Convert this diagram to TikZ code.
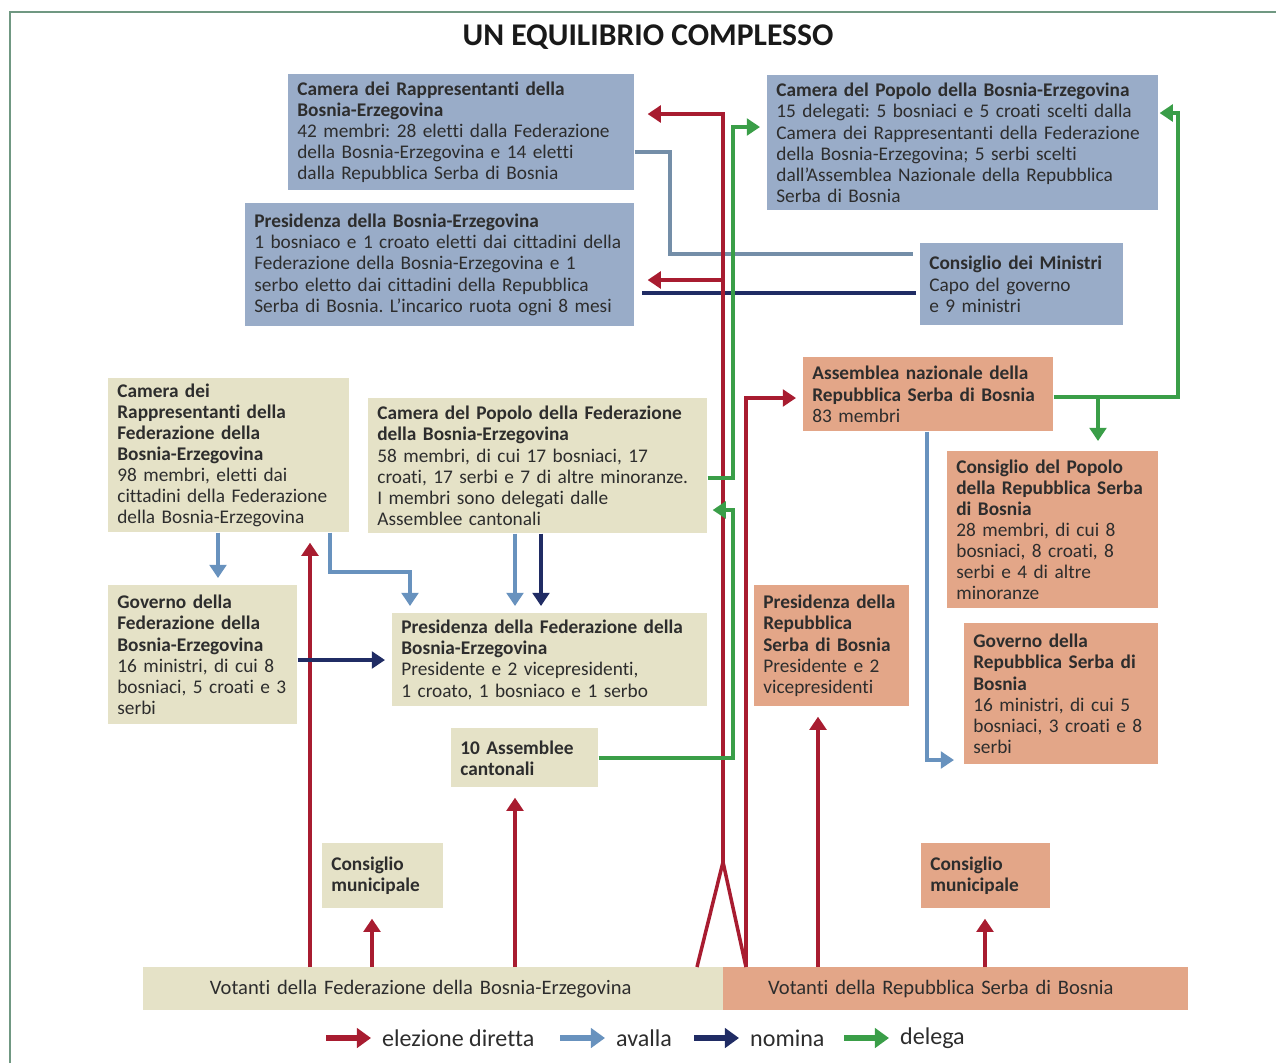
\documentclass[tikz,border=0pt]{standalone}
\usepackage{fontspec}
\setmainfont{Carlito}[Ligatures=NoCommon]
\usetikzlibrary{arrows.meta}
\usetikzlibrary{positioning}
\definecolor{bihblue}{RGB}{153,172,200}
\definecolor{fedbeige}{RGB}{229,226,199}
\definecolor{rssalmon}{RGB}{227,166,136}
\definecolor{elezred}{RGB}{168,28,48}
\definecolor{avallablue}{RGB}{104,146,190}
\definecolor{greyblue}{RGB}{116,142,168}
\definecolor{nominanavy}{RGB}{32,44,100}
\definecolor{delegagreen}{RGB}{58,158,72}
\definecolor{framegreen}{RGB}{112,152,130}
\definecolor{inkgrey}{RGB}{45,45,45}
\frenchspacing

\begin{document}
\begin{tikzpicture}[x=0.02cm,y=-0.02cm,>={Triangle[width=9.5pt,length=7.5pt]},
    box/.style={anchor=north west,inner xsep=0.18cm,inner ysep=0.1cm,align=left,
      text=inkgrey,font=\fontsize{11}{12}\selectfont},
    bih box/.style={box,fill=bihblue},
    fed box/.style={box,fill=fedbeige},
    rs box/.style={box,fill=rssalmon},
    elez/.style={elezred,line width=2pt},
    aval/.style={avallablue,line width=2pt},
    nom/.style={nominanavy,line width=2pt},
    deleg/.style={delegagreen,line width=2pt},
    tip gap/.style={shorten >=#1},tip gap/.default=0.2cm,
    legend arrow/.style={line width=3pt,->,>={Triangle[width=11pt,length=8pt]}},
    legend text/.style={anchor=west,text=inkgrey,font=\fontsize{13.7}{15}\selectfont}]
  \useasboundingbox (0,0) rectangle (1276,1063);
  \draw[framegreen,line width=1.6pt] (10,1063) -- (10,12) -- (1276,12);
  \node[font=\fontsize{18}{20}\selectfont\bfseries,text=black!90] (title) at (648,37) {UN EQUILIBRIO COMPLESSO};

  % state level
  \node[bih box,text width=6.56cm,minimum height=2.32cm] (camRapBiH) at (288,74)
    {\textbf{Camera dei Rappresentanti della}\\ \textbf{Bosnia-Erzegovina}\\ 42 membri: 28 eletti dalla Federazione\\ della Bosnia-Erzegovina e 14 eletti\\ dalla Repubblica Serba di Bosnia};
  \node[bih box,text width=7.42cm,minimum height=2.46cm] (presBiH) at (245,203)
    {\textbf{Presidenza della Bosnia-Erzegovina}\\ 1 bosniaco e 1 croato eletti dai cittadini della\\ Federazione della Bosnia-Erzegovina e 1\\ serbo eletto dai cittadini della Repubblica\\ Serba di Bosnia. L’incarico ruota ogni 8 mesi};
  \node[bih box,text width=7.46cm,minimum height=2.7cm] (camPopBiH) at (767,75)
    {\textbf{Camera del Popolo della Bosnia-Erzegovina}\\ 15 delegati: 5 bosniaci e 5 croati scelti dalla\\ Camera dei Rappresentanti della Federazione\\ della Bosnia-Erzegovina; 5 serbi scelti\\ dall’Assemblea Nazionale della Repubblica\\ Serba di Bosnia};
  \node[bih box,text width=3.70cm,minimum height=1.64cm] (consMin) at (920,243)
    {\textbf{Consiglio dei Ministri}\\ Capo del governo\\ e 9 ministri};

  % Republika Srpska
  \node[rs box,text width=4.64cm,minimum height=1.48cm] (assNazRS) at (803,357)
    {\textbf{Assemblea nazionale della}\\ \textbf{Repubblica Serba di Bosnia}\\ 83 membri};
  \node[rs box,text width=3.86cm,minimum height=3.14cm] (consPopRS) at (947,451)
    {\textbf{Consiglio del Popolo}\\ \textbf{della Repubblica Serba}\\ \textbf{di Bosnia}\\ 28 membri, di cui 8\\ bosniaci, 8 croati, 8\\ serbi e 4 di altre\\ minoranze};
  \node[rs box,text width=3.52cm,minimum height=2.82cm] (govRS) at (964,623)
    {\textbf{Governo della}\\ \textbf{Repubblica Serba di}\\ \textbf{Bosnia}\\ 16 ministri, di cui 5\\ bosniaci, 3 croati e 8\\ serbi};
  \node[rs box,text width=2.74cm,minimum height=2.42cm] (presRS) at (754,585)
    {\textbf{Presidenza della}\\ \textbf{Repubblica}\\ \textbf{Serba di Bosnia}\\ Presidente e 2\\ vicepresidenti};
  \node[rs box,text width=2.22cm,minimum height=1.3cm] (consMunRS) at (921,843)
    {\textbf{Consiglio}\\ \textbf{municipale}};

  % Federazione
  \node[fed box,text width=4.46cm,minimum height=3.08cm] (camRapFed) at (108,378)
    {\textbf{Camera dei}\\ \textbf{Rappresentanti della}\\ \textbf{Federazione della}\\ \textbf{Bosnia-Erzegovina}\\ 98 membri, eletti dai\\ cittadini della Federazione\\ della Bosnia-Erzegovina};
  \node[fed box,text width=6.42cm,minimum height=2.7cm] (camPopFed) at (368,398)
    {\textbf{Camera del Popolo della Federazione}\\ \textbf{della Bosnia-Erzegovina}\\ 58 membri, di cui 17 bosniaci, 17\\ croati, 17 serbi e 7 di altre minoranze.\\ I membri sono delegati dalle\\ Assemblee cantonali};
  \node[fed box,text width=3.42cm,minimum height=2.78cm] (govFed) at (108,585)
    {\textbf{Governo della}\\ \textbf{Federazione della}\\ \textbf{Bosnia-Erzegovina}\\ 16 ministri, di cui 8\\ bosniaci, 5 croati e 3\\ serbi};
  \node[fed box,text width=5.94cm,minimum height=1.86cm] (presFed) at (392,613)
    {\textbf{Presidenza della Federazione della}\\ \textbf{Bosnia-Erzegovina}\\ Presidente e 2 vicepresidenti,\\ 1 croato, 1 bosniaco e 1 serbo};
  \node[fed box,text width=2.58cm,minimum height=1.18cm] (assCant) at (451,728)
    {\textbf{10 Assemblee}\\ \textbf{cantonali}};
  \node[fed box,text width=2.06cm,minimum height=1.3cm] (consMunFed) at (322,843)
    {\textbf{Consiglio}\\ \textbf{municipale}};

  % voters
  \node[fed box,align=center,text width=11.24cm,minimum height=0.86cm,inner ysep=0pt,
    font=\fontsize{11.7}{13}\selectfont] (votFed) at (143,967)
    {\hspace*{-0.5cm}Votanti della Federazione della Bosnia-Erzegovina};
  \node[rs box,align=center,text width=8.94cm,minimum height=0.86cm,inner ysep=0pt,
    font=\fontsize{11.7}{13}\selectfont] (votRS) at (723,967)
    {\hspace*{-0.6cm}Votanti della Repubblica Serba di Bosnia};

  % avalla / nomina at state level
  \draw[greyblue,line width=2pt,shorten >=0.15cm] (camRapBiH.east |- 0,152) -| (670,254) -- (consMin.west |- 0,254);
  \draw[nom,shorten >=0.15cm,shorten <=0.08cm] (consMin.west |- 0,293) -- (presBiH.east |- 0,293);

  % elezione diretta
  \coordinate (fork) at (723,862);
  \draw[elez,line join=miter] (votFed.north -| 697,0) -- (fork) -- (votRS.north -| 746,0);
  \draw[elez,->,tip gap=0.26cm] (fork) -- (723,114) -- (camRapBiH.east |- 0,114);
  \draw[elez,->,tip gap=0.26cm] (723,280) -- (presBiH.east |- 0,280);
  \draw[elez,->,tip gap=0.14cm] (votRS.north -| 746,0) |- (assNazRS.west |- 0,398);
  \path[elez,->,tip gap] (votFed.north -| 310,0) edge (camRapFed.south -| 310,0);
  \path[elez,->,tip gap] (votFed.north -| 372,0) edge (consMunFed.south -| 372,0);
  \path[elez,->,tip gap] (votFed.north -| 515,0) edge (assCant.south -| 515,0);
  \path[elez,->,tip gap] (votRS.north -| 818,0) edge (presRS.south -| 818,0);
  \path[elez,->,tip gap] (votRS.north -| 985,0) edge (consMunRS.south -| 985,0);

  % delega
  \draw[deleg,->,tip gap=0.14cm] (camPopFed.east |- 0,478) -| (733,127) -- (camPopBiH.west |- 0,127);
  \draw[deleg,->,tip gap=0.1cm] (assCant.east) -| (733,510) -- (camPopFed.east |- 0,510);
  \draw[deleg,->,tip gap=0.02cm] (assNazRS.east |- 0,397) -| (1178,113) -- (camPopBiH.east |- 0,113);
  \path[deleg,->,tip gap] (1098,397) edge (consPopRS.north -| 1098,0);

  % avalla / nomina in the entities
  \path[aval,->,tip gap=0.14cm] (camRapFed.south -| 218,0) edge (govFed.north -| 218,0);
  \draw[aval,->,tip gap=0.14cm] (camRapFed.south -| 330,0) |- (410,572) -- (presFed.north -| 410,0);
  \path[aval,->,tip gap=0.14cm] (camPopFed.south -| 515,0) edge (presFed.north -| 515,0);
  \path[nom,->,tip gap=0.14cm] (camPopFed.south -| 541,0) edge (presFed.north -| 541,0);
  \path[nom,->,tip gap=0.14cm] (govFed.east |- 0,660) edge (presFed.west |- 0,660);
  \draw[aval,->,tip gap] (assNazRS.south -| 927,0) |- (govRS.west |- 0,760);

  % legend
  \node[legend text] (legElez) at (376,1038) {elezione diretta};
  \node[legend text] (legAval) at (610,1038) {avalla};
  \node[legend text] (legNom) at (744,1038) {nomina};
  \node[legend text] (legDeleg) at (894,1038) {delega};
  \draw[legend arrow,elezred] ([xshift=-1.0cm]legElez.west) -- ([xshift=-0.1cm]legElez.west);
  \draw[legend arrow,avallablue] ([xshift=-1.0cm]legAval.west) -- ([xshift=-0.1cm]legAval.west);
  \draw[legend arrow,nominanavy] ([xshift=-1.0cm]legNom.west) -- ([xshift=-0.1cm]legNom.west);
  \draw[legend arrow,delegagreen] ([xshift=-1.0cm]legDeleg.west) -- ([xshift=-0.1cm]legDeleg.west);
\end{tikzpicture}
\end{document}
=====
| Exercise description |
Write out exactly the lines between the start of the data and the line with "(title) at (648,37)", including both, but none of the pictures.

| Completed task |
Convert this diagram to TikZ code.
\documentclass[tikz,border=0pt]{standalone}
\usepackage{fontspec}
\setmainfont{Carlito}[Ligatures=NoCommon]
\usetikzlibrary{arrows.meta}
\usetikzlibrary{positioning}
\definecolor{bihblue}{RGB}{153,172,200}
\definecolor{fedbeige}{RGB}{229,226,199}
\definecolor{rssalmon}{RGB}{227,166,136}
\definecolor{elezred}{RGB}{168,28,48}
\definecolor{avallablue}{RGB}{104,146,190}
\definecolor{greyblue}{RGB}{116,142,168}
\definecolor{nominanavy}{RGB}{32,44,100}
\definecolor{delegagreen}{RGB}{58,158,72}
\definecolor{framegreen}{RGB}{112,152,130}
\definecolor{inkgrey}{RGB}{45,45,45}
\frenchspacing

\begin{document}
\begin{tikzpicture}[x=0.02cm,y=-0.02cm,>={Triangle[width=9.5pt,length=7.5pt]},
    box/.style={anchor=north west,inner xsep=0.18cm,inner ysep=0.1cm,align=left,
      text=inkgrey,font=\fontsize{11}{12}\selectfont},
    bih box/.style={box,fill=bihblue},
    fed box/.style={box,fill=fedbeige},
    rs box/.style={box,fill=rssalmon},
    elez/.style={elezred,line width=2pt},
    aval/.style={avallablue,line width=2pt},
    nom/.style={nominanavy,line width=2pt},
    deleg/.style={delegagreen,line width=2pt},
    tip gap/.style={shorten >=#1},tip gap/.default=0.2cm,
    legend arrow/.style={line width=3pt,->,>={Triangle[width=11pt,length=8pt]}},
    legend text/.style={anchor=west,text=inkgrey,font=\fontsize{13.7}{15}\selectfont}]
  \useasboundingbox (0,0) rectangle (1276,1063);
  \draw[framegreen,line width=1.6pt] (10,1063) -- (10,12) -- (1276,12);
  \node[font=\fontsize{18}{20}\selectfont\bfseries,text=black!90] (title) at (648,37) {UN EQUILIBRIO COMPLESSO};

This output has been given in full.